"Luxury" Oct. 2016 HFN&RR

stonedeaf

AK Subscriber
Subscriber
First - to be clear this is not a knock on Paul Miller - who IMO edits the best Hi-Fi mag today. P17 has his editors column -what i found interesting was this :"The UK's premier luxury hi-fi event,......". Mr. Miller gets a lot of credit for calling a spade a spade - h$end audio equipment are luxury goods - not music playing tools. I 'm interested in the best music playing tools I can afford -don't want to pay for luxury audio simply because it means some portion of the price goes to bling - not sound quality. My goal -find some great sounding Semi Anonymous Black Boxes (sorta the flip side of BPC!) where what I'm paying for its what's inside.
 
I serviced audio equipment for decades -some stuff impressed the heck out of me (Threshold and Audio Research come to mind) and some stuff is just expensive.
 
I serviced audio equipment for decades -some stuff impressed the heck out of me (Threshold and Audio Research come to mind) and some stuff is just expensive.
And some stuff is just cheap and doesn't sound good.
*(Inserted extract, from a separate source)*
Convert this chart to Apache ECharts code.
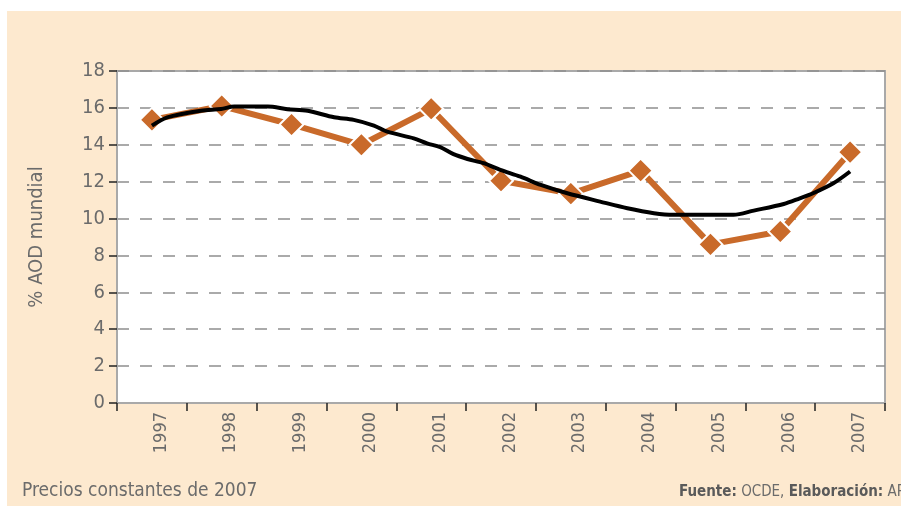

So in all these decades servicing equipment, forming your own opinion why the thread. It only invites generalizing and baseless opinions that will start fights right?
 
Simply put - because "Luxury" goods pretty much by definition involve design elements that increase the cost of the product without positively effecting the products performance. Lots of h$end audio looks like luxury goods to me ? For instance - from a tech bench grunts point of view - highly polished surfaces are scary - you sure as heck don't want to leave a scratch or mark on it while disassembling / reassembling to service it . The question really is - how much does cosmetic design increase the cost of the product ?Again - personally - I'm attracted to companies who spend it inside the chassis.